If you’ve ever regretted an investment decision, don’t worry – you’re far from alone, the results of a survey of more than 1,100 investors by MagnifyMoney show.
You’d think people would give big money decisions a sober second thought, but some don’t even give them a sober first one. Close to one out of three respondents (32 per cent) admitted to trading whilst under the influence. That rate rises to 59 per cent for Generation Z.
Two out of every three investors admit to regretting an impulsive or emotionally charged investment decision. The rates are high throughout the age spectrum but especially so with Generation Z (85 per cent) and millennials (73 per cent). Generation X has a 60 per cent rate whilst baby boomers come in at 54 per cent.

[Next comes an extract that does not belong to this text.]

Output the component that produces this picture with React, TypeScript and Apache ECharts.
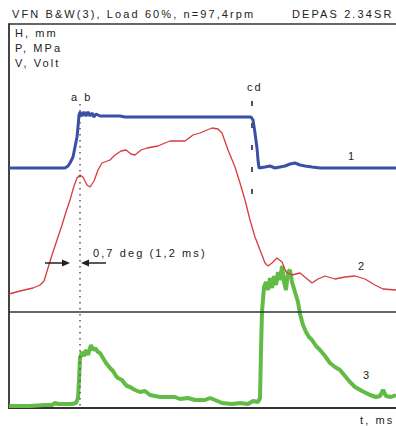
import React, { useEffect, useRef } from "react";
import * as echarts from "echarts";

// ---- texts ----
const titleLeft = "VFN B&W(3), Load 60%, n=97,4rpm";
const titleRight = "DEPAS 2.34SR";
const unitLabels = ["H, mm", "P, MPa", "V, Volt"];
const timeLabel = "t, ms";
const curveNames = ["1", "2", "3"];
const markerABLabel = "a b";
const markerCDLabel = "cd";
const annotation = "0,7 deg (1,2 ms)";

// ---- marker times (ms) ----
const markerAB = 71;
const markerCD = 243;

// ---- valve lift H, mm : [t ms, H] ----
const liftH: [number, number][] = [
  [0, 0], [56, 0], [59, 4], [61, 10], [64, 22], [66, 42], [68, 62], [69, 82], [70, 106],
  [71, 112], [73, 104], [75, 112], [77, 104], [79, 112], [81, 104], [83, 110], [85, 102],
  [87, 108], [91, 104], [111, 104], [116, 102], [151, 102], [221, 102], [242, 102],
  [244, 96], [246, 70], [248, 40], [249, 16], [250, 0], [256, 2], [261, 4], [266, 0],
  [271, 2], [276, 4], [281, 8], [286, 10], [291, 6], [296, 4], [303, 2], [311, 0], [387, 0],
];

// ---- cylinder pressure P, MPa : [t ms, P] ----
const pressureP: [number, number][] = [
  [0, 0.28], [11, 0.31], [24, 0.34], [31, 0.37], [35, 0.41], [39, 0.54], [43, 0.67],
  [47, 0.79], [53, 0.97], [57, 1.1], [61, 1.22], [65, 1.36], [68, 1.44], [71, 1.47],
  [74, 1.45], [78, 1.37], [81, 1.35], [85, 1.41], [89, 1.52], [93, 1.59], [101, 1.62],
  [106, 1.67], [112, 1.71], [117, 1.72], [122, 1.68], [126, 1.67], [132, 1.72],
  [138, 1.74], [149, 1.76], [156, 1.79], [161, 1.81], [176, 1.81], [184, 1.87],
  [191, 1.89], [198, 1.92], [203, 1.94], [209, 1.93], [213, 1.89], [219, 1.72],
  [226, 1.55], [231, 1.39], [236, 1.22], [241, 1.02], [246, 0.85], [251, 0.72],
  [256, 0.59], [259, 0.56], [263, 0.59], [268, 0.64], [273, 0.6], [277, 0.5],
  [283, 0.47], [291, 0.49], [297, 0.44], [303, 0.39], [309, 0.43], [316, 0.46],
  [326, 0.43], [336, 0.45], [346, 0.46], [356, 0.43], [366, 0.37], [374, 0.33], [387, 0.32],
];

// ---- sensor voltage V, Volt : [t ms, V] ----
const voltageV: [number, number][] = [
  [0, 0.04], [21, 0.04], [36, 0.06], [43, 0.06], [46, 0.1], [49, 0.08], [56, 0.08],
  [63, 0.08], [67, 0.1], [69, 0.2], [70, 0.56], [71, 1.0], [73, 1.12], [75, 1.04],
  [77, 1.16], [79, 1.06], [82, 1.26], [84, 1.16], [86, 1.2], [89, 1.12], [91, 1.1],
  [94, 1.0], [97, 0.9], [101, 0.8], [104, 0.74], [107, 0.64], [109, 0.6], [113, 0.56],
  [116, 0.48], [118, 0.44], [121, 0.42], [126, 0.36], [131, 0.32], [136, 0.34],
  [141, 0.26], [146, 0.24], [151, 0.22], [159, 0.22], [166, 0.22], [171, 0.18],
  [179, 0.2], [186, 0.16], [196, 0.16], [201, 0.2], [206, 0.16], [213, 0.1], [223, 0.08],
  [231, 0.1], [239, 0.08], [244, 0.14], [249, 0.12], [251, 0.2], [252, 1.16], [253, 1.92],
  [255, 2.42], [257, 2.52], [259, 2.36], [261, 2.6], [263, 2.4], [265, 2.64], [267, 2.46],
  [269, 2.72], [271, 2.56], [273, 2.84], [275, 2.52], [277, 2.36], [279, 2.72], [281, 2.76],
  [283, 2.52], [286, 2.32], [289, 2.12], [291, 1.88], [294, 1.66], [297, 1.52], [300, 1.42],
  [303, 1.36], [307, 1.24], [311, 1.16], [316, 1.04], [321, 0.9], [326, 0.82], [331, 0.76],
  [336, 0.64], [341, 0.52], [346, 0.42], [353, 0.34], [361, 0.26], [367, 0.22], [371, 0.24],
  [374, 0.36], [377, 0.24], [382, 0.22], [387, 0.26],
];

const FONT = "'Liberation Sans', Arial, sans-serif";
const INK = "#222";

export default function App() {
  const ref = useRef<HTMLDivElement>(null);

  useEffect(() => {
    if (!ref.current) return;
    const chart = echarts.init(ref.current, null, { renderer: "svg" });
    chart.setOption({
      animation: false,
      backgroundColor: "#fff",
      grid: { left: 9, right: 0, top: 24, bottom: 18 },
      xAxis: {
        type: "value", min: 0, max: 387,
        axisLine: { show: true, onZero: false, lineStyle: { color: "#333", width: 2 } },
        axisTick: { show: false }, axisLabel: { show: false }, splitLine: { show: false },
      },
      yAxis: [
        {
          type: "value", min: -480, max: 288, position: "left",
          axisLine: { show: true, onZero: false, lineStyle: { color: "#444", width: 2 } },
          axisTick: { show: false }, axisLabel: { show: false }, splitLine: { show: false },
        },
        { type: "value", min: -0.86, max: 2.98, show: false, splitLine: { show: false } },
        { type: "value", min: 0, max: 7.68, show: false, splitLine: { show: false } },
      ],
      series: [
        {
          name: "V", type: "line", yAxisIndex: 2, data: voltageV, showSymbol: false, symbol: "none",
          lineStyle: { color: "#62bb45", width: 4 }, z: 2, silent: true,
        },
        {
          name: "P", type: "line", yAxisIndex: 1, data: pressureP, showSymbol: false, symbol: "none",
          lineStyle: { color: "#d83a3c", width: 1.3 }, z: 3, silent: true,
        },
        {
          name: "H", type: "line", yAxisIndex: 0, data: liftH, showSymbol: false, symbol: "none",
          lineStyle: { color: "#3a4fa6", width: 3 }, z: 4, silent: true,
        },
      ],
    });

    const xAB = chart.convertToPixel({ xAxisIndex: 0 }, markerAB) as number;
    const xCD = chart.convertToPixel({ xAxisIndex: 0 }, markerCD) as number;
    const yArrow = 263;
    const txt = (text: string, x: number, y: number) => ({
      type: "text", x, y, z: 100,
      style: { text, fill: INK, font: `11px ${FONT}`, align: "left", verticalAlign: "middle" },
    });

    chart.setOption({
      graphic: [
        { type: "line", z: 100, shape: { x1: 9, y1: 24, x2: 396, y2: 24 }, style: { stroke: "#333", lineWidth: 1.5 } },
        { type: "line", z: 100, shape: { x1: 9, y1: 312, x2: 396, y2: 312 }, style: { stroke: "#333", lineWidth: 1.5 } },
        { type: "line", z: 100, shape: { x1: xAB, y1: 104, x2: xAB, y2: 408 }, style: { stroke: "#555", lineWidth: 1.5, lineDash: [1.5, 4.5] } },
        { type: "line", z: 100, shape: { x1: xCD, y1: 101, x2: xCD, y2: 198 }, style: { stroke: "#555", lineWidth: 2, lineDash: [5, 17] } },
        { type: "line", z: 100, shape: { x1: 45, y1: yArrow, x2: xAB - 12, y2: yArrow }, style: { stroke: INK, lineWidth: 1.5 } },
        { type: "polygon", z: 100, shape: { points: [[xAB - 18, yArrow - 3.5], [xAB - 10, yArrow], [xAB - 18, yArrow + 3.5]] }, style: { fill: INK } },
        { type: "line", z: 100, shape: { x1: xAB + 8, y1: yArrow, x2: 106, y2: yArrow }, style: { stroke: INK, lineWidth: 1.5 } },
        { type: "polygon", z: 100, shape: { points: [[xAB + 9, yArrow - 3.5], [xAB + 1, yArrow], [xAB + 9, yArrow + 3.5]] }, style: { fill: INK } },
        txt(titleLeft, 12, 14),
        txt(titleRight, 292, 14),
        txt(unitLabels[0], 15, 33),
        txt(unitLabels[1], 15, 48),
        txt(unitLabels[2], 15, 63),
        txt(markerABLabel, xAB - 9, 97),
        txt(markerCDLabel, xCD - 5, 87),
        txt(curveNames[0], 348, 156),
        txt(curveNames[1], 358, 266),
        txt(curveNames[2], 363, 375),
        txt(annotation, 93, 253),
        txt(timeLabel, 360, 420),
      ],
    });

    return () => chart.dispose();
  }, []);

  return (
    <>
      <style>{`.depas-chart text { letter-spacing: 2.1px; }`}</style>
      <div
        ref={ref}
        className="depas-chart"
        style={{ position: "fixed", left: 0, top: 0, width: 396, height: 426, background: "#fff" }}
      />
    </>
  );
}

Consumers who self-manage their portfolios tend to have a harder time making clear investment decisions compared to those who rely on a financial advisor. The lone wolves report higher rates of lost sleep and regret than those using a professional. There are other effects too, as 37 per cent of investors admit to losing sleep over the state of the markets and 30 per cent have cried about their investments. The three top reasons for crying are the loss of money (43 per cent), the feeling of being overwhelmed (36 per cent) and selling too early and therefore missing out (34 per cent).
To avoid the pitfall of emotion (or inebriation) the authors suggest three steps, leading off with taking a long-term view and not riding the wave of every rise and dip. Set up a regular plan and contribute to it.
You should also identify your tolerance for risk. Don’t invest money you need for your expenses, and when investing what is left know what strategies you are most comfortable with.
Also consider working with a professional. You can still conduct your research and make some plays but have the professional there to guide you and advise you on the markets and trends.